De la même manière que sur son disque précédent, la voix de Lubiana dégage une sorte de sérénité enveloppante, qui s’assure de tenir à distance toute négativité. Même si cela n’est pas toujours simple pour une personne métisse. Comme elle le suggère par exemple sur le titre La Blanchecomme on la désignait quand elle se rendait, petite, en vacances, au Cameroun. Alors qu’ici, à l’inverse, on la renvoie régulièrement à son africanité -y compris avec des remarques racistes, comme ce fut encore le cas sur les réseaux après son passage sur la Grand-Place pour le concert de la Fédération Wallonie-Bruxelles… « J’ai grandi dans un environnement où l’on disait volontiers que le monde était mauvais, que l’enfer c’était les autres, ce genre de grandes phrases… Mais moi, ce n’est pas ce que je voyais. Bien sûr que le monde souffre. Mais je pense qu’il y a aussi énormément de belles choses, d’amour et de gens qui sont prêts à te tendre la main. C’est ce que j’ai envie de mettre en lumière: l’espoir. »

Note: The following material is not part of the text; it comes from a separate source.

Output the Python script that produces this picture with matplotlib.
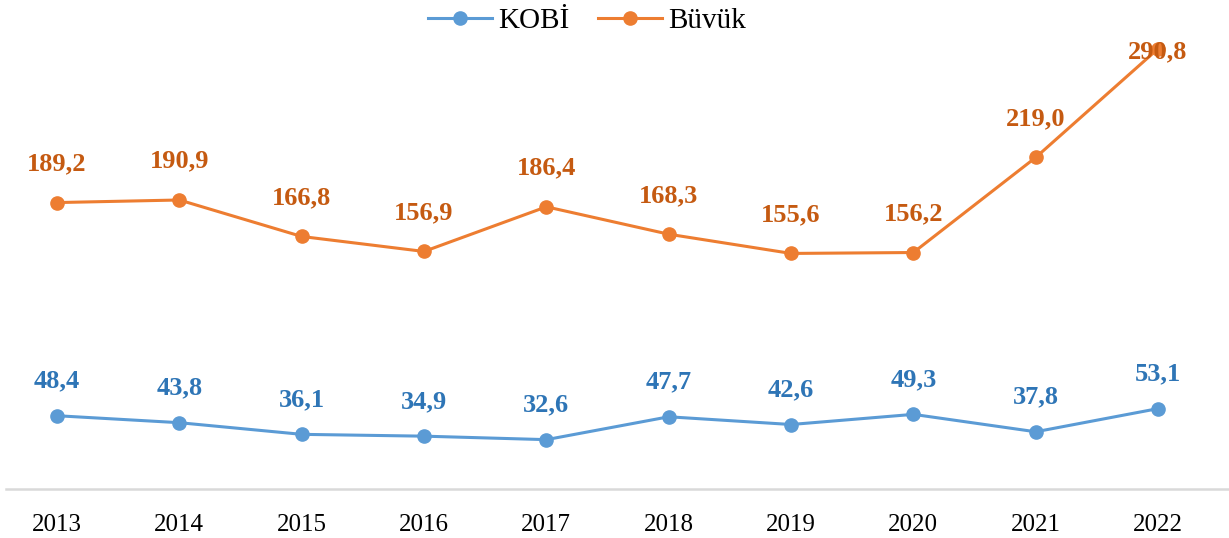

Malgré les tiraillements, Lubiana célèbre donc plus que jamais le métissage. Y compris musical. « Je ne voulais pas faire un « album de musique africaine » par exemple. J’avais envie qu’il soit à mon image, et qu’à côté des percussions, il y ait aussi des instruments « occidentaux »: une harpe, un quatuor à cordes, du piano, de la contrebasse, etc. » Avec toujours, comme pour faire le lien, sa kora.

Elle est un peu le fil… rouge. L’élément-clé qui permet à Lubiana de déverrouiller ses angoisses en musique. D’ailleurs, la jeune trentenaire essaie toujours de partir au moins une fois par an en « retraite », dans l’un des pays de l’ancien Empire mandingue, pour perfectionner sa pratique Après le Sénégal et la Gambie, elle a atterri au Mali, en 2023. « Je jouais 8 à 9 heures par jour. » Sous un soleil souvent carnassier. « À 23 heures, les températures redescendaient enfin jusqu’à 30 degrés. Et là, je revivais. C’est comme ça que j’ai composé un soir le morceau Mali, sous les manguiers et le ciel étoilé. » La chanson a fini par atterrir sur son nouvel album. Comme une manière de boucler la boucle, Lubiana a encore eu le temps d’y glisser un invité de marque: Toumani Diabaté…

Lubiana, Terre rouge ***(*), distribué par 6&7.